Using the records provided below, locate and copy each line that contains the word "with".

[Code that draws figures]
────────────────────
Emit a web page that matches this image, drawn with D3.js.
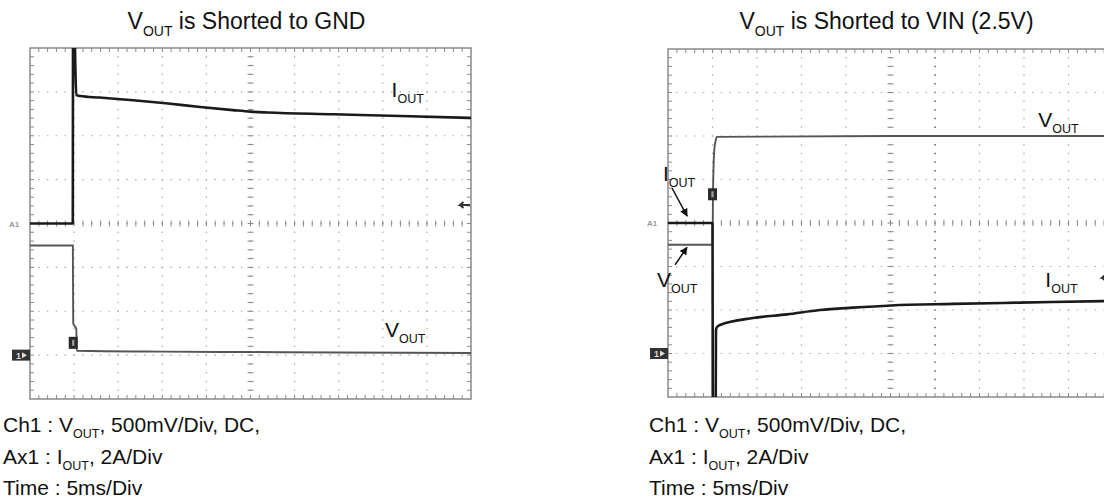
<!DOCTYPE html>
<html>
<head>
<meta charset="utf-8">
<script src="https://cdn.jsdelivr.net/npm/d3@7"></script>
<style>
  body { margin: 0; background: #fff; }
  text { font-family: Arial, "Liberation Sans", sans-serif; fill: #111; }
</style>
</head>
<body>
<div id="graph"></div>
<script>
// scope captures, time in ms (5ms/div, 10 div), current in A (2A/div), voltage in V (500mV/div)

// V_OUT shorted to GND
var gndIout = [[0, 0], [4.85, 0], [4.88, 9.5], [4.98, 9.5], [5.25, 5.85], [5.7, 5.81], [7.9, 5.74],
  [11.7, 5.62], [15.4, 5.48], [19.3, 5.31], [23.0, 5.17], [25.0, 5.10], [26.9, 5.06],
  [34.4, 4.98], [42.0, 4.90], [50, 4.81]];
var gndVout = [[0, 1.25], [4.86, 1.25], [4.9, 0.36], [5.25, 0.3], [5.3, 0.05], [15, 0.04],
  [25, 0.035], [35, 0.03], [50, 0.025]];

// V_OUT shorted to VIN (2.5V)
var vinIout = [[0, 0], [5.0, 0], [5.04, -9.5], [5.35, -9.5], [5.39, -4.92], [5.51, -4.78],
  [5.84, -4.69], [9.55, -4.37], [13.37, -4.20], [17.08, -4.00], [20.79, -3.89], [25.06, -3.79],
  [32.02, -3.72], [39.55, -3.66], [48.88, -3.59], [50, -3.58]];
var vinVout = [[0, 1.25], [5.0, 1.25], [5.06, 1.85], [5.2, 2.34], [5.4, 2.47], [5.5, 2.49],
  [25, 2.5], [50, 2.5]];

// trigger markers (t, V) and trigger level arrow (V)
var gndTrig = {t: 4.9, v: 0.14, level: 1.71};
var vinTrig = {t: 5.0, v: 1.83, level: 0.87};

// labels: text parts [main, sub, rest], anchored at (t, value on the named channel)
var gndLabels = [
  {parts: ["I", "OUT", ""], t: 41.0, ch: "i", val: 5.76},
  {parts: ["V", "OUT", ""], t: 40.25, ch: "v", val: 0.205}
];
var vinLabels = [
  {parts: ["V", "OUT", ""], t: 41.6, ch: "v", val: 2.6},
  {parts: ["I", "OUT", ""], t: 42.4, ch: "i", val: -2.94},
  {parts: ["I", "OUT", ""], t: -0.56, ch: "i", val: 1.93},
  {parts: ["V", "OUT", ""], t: -1.24, ch: "v", val: 0.76}
];
// pointer arrows [t0, val0, t1, val1, channel]
var vinArrows = [
  [0.45, 1.61, 2.15, 0.32, "i"],
  [0.8, 1.02, 2.13, 1.22, "v"]
];

var titles = [["V", "OUT", " is Shorted to GND"], ["V", "OUT", " is Shorted to VIN (2.5V)"]];
var notes = [
  ["Ch1 : V", "OUT", ", 500mV/Div, DC,"],
  ["Ax1 : I", "OUT", ", 2A/Div"],
  ["Time : 5ms/Div", "", ""]
];

var svg = d3.select("#graph").append("svg")
  .attr("width", 1104)
  .attr("height", 499);

var defs = svg.append("defs");
defs.append("marker")
  .attr("id", "head")
  .attr("viewBox", "0 0 10 10")
  .attr("refX", 9).attr("refY", 5)
  .attr("markerWidth", 8).attr("markerHeight", 8)
  .attr("markerUnits", "userSpaceOnUse")
  .attr("orient", "auto")
  .append("path").attr("d", "M0,0 L10,5 L0,10 z").attr("fill", "#111");

function subText(sel, parts, size, subSize, shift) {
  sel.style("font-size", size + "px");
  sel.append("tspan").text(parts[0]);
  if (parts[1]) {
    sel.append("tspan").attr("dy", shift).style("font-size", subSize + "px").text(parts[1]);
    if (parts[2]) sel.append("tspan").attr("dy", -shift).text(parts[2]);
  }
  return sel;
}

function panel(id, box, iout, vout, trig, labels, arrows, darkCol) {
  var g = svg.append("g");
  var x = d3.scaleLinear().domain([0, 50]).range([box.x, box.x + box.w]);
  var yI = d3.scaleLinear().domain([-8, 8]).range([box.y + box.h, box.y]);
  var yV = d3.scaleLinear().domain([-0.5, 3.5]).range([box.y + box.h, box.y]);
  var minorX = box.w / 50, minorY = box.h / 40;

  // dotted grid
  var grid = g.append("g").attr("stroke", "#aaa").attr("stroke-width", 1.2);
  d3.range(5, 50, 5).forEach(function(t) {
    grid.append("line")
      .attr("x1", x(t)).attr("x2", x(t))
      .attr("y1", box.y).attr("y2", box.y + box.h)
      .attr("stroke", t === darkCol ? "#666" : "#aaa")
      .attr("stroke-width", t === darkCol ? 1.6 : 1.2)
      .attr("stroke-dasharray", "1.5," + (minorY - 1.5))
      .attr("stroke-dashoffset", 0.75);
  });
  d3.range(-6, 8, 2).forEach(function(a) {
    grid.append("line")
      .attr("x1", box.x).attr("x2", box.x + box.w)
      .attr("y1", yI(a)).attr("y2", yI(a))
      .attr("stroke-dasharray", "1.5," + (minorX - 1.5))
      .attr("stroke-dashoffset", 0.75);
  });

  // minor ticks on centre lines and on the border
  var ticks = g.append("g").attr("stroke", "#888").attr("stroke-width", 1);
  d3.range(1, 50).forEach(function(t) {
    ticks.append("line").attr("x1", x(t)).attr("x2", x(t))
      .attr("y1", yI(0) - 3).attr("y2", yI(0) + 3);
    ticks.append("line").attr("x1", x(t)).attr("x2", x(t))
      .attr("y1", box.y).attr("y2", box.y + 4);
    ticks.append("line").attr("x1", x(t)).attr("x2", x(t))
      .attr("y1", box.y + box.h - 4).attr("y2", box.y + box.h);
  });
  d3.range(-7.6, 8, 0.4).forEach(function(a) {
    ticks.append("line").attr("x1", x(25) - 3).attr("x2", x(25) + 3)
      .attr("y1", yI(a)).attr("y2", yI(a));
    ticks.append("line").attr("x1", box.x).attr("x2", box.x + 4)
      .attr("y1", yI(a)).attr("y2", yI(a));
    ticks.append("line").attr("x1", box.x + box.w - 4).attr("x2", box.x + box.w)
      .attr("y1", yI(a)).attr("y2", yI(a));
  });

  g.append("rect")
    .attr("x", box.x).attr("y", box.y)
    .attr("width", box.w).attr("height", box.h)
    .attr("fill", "none").attr("stroke", "#8a8a8a").attr("stroke-width", 1.5);

  // traces, clipped to the screen
  defs.append("clipPath").attr("id", "clip" + id)
    .append("rect").attr("x", box.x).attr("y", box.y).attr("width", box.w).attr("height", box.h);
  var traces = g.append("g").attr("clip-path", "url(#clip" + id + ")");

  traces.append("path")
    .datum(vout)
    .attr("fill", "none").attr("stroke", "#555").attr("stroke-width", 1.9)
    .attr("d", d3.line().curve(d3.curveMonotoneX)
      .x(function(d) { return x(d[0]); }).y(function(d) { return yV(d[1]); }));
  traces.append("path")
    .datum(iout)
    .attr("fill", "none").attr("stroke", "#1a1a1a").attr("stroke-width", 2.6)
    .attr("d", d3.line().curve(d3.curveMonotoneX)
      .x(function(d) { return x(d[0]); }).y(function(d) { return yI(d[1]); }));

  // trigger position marker
  g.append("rect")
    .attr("x", x(trig.t) - 4.5).attr("y", yV(trig.v) - 6)
    .attr("width", 9).attr("height", 12)
    .attr("fill", "#2a2a2a");
  g.append("rect")
    .attr("x", x(trig.t) - 1.2).attr("y", yV(trig.v) - 3)
    .attr("width", 2.4).attr("height", 6)
    .attr("fill", "#999");

  // trigger level arrow at right edge
  g.append("path")
    .attr("d", "M" + (box.x + box.w - 1) + "," + yV(trig.level) + " h-10 l3.5,-3 m-3.5,3 l3.5,3")
    .attr("stroke", "#333").attr("stroke-width", 2).attr("fill", "none");

  // channel ground marker and A1 reference
  g.append("rect")
    .attr("x", box.x - 18).attr("y", yV(0) - 5.5)
    .attr("width", 18).attr("height", 11).attr("fill", "#333");
  g.append("text")
    .attr("x", box.x - 14).attr("y", yV(0) + 3.5)
    .style("font-size", "9px").style("fill", "#ddd").style("font-weight", "bold")
    .text("1");
  g.append("path")
    .attr("d", "M" + (box.x - 8) + "," + (yV(0) - 3) + " l5,3 l-5,3 z")
    .attr("fill", "#ddd");
  g.append("text")
    .attr("x", box.x - 21).attr("y", yI(0) + 3)
    .style("font-size", "8px").style("fill", "#999").style("font-weight", "bold")
    .text("A1");

  // labels
  labels.forEach(function(l) {
    var yy = l.ch === "i" ? yI(l.val) : yV(l.val);
    subText(g.append("text").attr("x", x(l.t)).attr("y", yy), l.parts, 21, 12.5, 6);
  });
  arrows.forEach(function(a) {
    var yy = a[4] === "i" ? yI : yV;
    g.append("line")
      .attr("x1", x(a[0])).attr("y1", yy(a[1]))
      .attr("x2", x(a[2])).attr("y2", yy(a[3]))
      .attr("stroke", "#111").attr("stroke-width", 1.5)
      .attr("marker-end", "url(#head)");
  });

  // title
  subText(svg.append("text")
    .attr("x", x(25) - 4).attr("y", 29)
    .attr("text-anchor", "middle"), titles[id], 23, 14, 7);

  // notes below the screen
  notes.forEach(function(n, i) {
    subText(svg.append("text")
      .attr("x", box.x - 27 + (id === 1 ? 8 : 0)).attr("y", 432 + i * 31.5), n, 21, 12.5, 6);
  });
}

panel(0, {x: 30, y: 48, w: 441, h: 351}, gndIout, gndVout, gndTrig, gndLabels, [], null);
panel(1, {x: 668, y: 49, w: 445, h: 348}, vinIout, vinVout, vinTrig, vinLabels, vinArrows, 30);
</script>
</body>
</html>
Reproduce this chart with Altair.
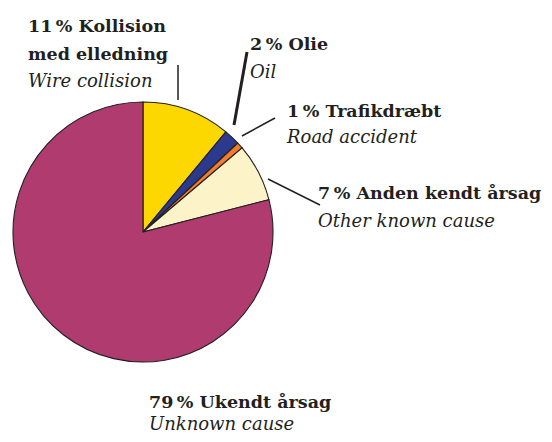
import altair as alt
import pandas as pd

# ---- data ----
causes = ["Kollision med elledning", "Olie", "Trafikdræbt", "Anden kendt årsag", "Ukendt årsag"]
shares = [11, 2, 0.8, 7.2, 79]
slice_order = [0, 1, 2, 3, 4]
colors = ["#FDD800", "#2B3A8C", "#F07C2C", "#FDF3C9", "#B03B6F"]

bold_labels = ["11\u2009% Kollision", "2\u2009% Olie", "1\u2009% Trafikdræbt",
               "7\u2009% Anden kendt årsag", "79\u2009% Ukendt årsag"]
bold_extra = "med elledning"
italic_labels = ["Wire collision", "Oil", "Road accident", "Other known cause", "Unknown cause"]

# ---- layout (pixels inside the chart) ----
W, H = 536, 426
CX, CY, R = 135, 224, 130
FONT = "DejaVu Serif"
FS_B = 17.5
FS_I = 18
INK = "#231F20"

df = pd.DataFrame({"cause": causes, "share": shares, "order": slice_order})

pie = alt.Chart(df).mark_arc(outerRadius=R, stroke=INK, strokeWidth=1.1).encode(
    theta=alt.Theta("share:Q", stack=True),
    color=alt.Color("cause:N", scale=alt.Scale(domain=causes, range=colors), legend=None),
    order=alt.Order("order:Q"),
    x=alt.value(CX),
    y=alt.value(CY),
)

base = alt.Chart(pd.DataFrame({"a": [0]}))

def label(text, x, y, bold=True):
    return base.mark_text(
        font=FONT, fontSize=FS_B if bold else FS_I,
        fontWeight="bold" if bold else "normal",
        fontStyle="normal" if bold else "italic",
        align="left", baseline="alphabetic", color=INK,
    ).encode(x=alt.value(x), y=alt.value(y), text=alt.value(text))

def leader(x1, y1, x2, y2, w=1.5):
    return base.mark_rule(color=INK, strokeWidth=w).encode(
        x=alt.value(x1), y=alt.value(y1), x2=alt.value(x2), y2=alt.value(y2))

label_pos = [(20, 24), (242, 42), (279, 109), (310, 191), (141, 400)]
italic_pos = [(20, 79), (242, 70), (279, 135), (310, 219), (141, 422)]

layers = [pie]
for t, (x, y) in zip(bold_labels, label_pos):
    layers.append(label(t, x, y, True))
layers.append(label(bold_extra, 20, 52, True))
for t, (x, y) in zip(italic_labels, italic_pos):
    layers.append(label(t, x, y, False))

layers += [
    leader(170, 57, 170, 92),
    leader(239, 44, 226, 117, 3),
    leader(267, 110, 234, 128),
    leader(260, 171, 312, 197),
]

chart = alt.layer(*layers).properties(
    width=W, height=H, autosize="none", padding=0
).configure_view(stroke=None)

chart.save("out.html", embed_options={"renderer": "svg", "actions": False})
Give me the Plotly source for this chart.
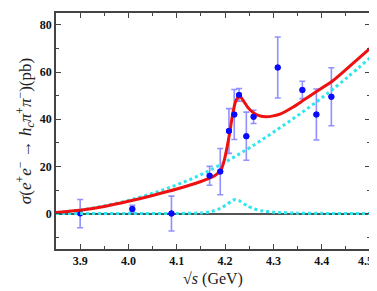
────────────────────
Written reply:
Emit a web page that matches this image, drawn with D3.js.
Reproduce this chart with Altair.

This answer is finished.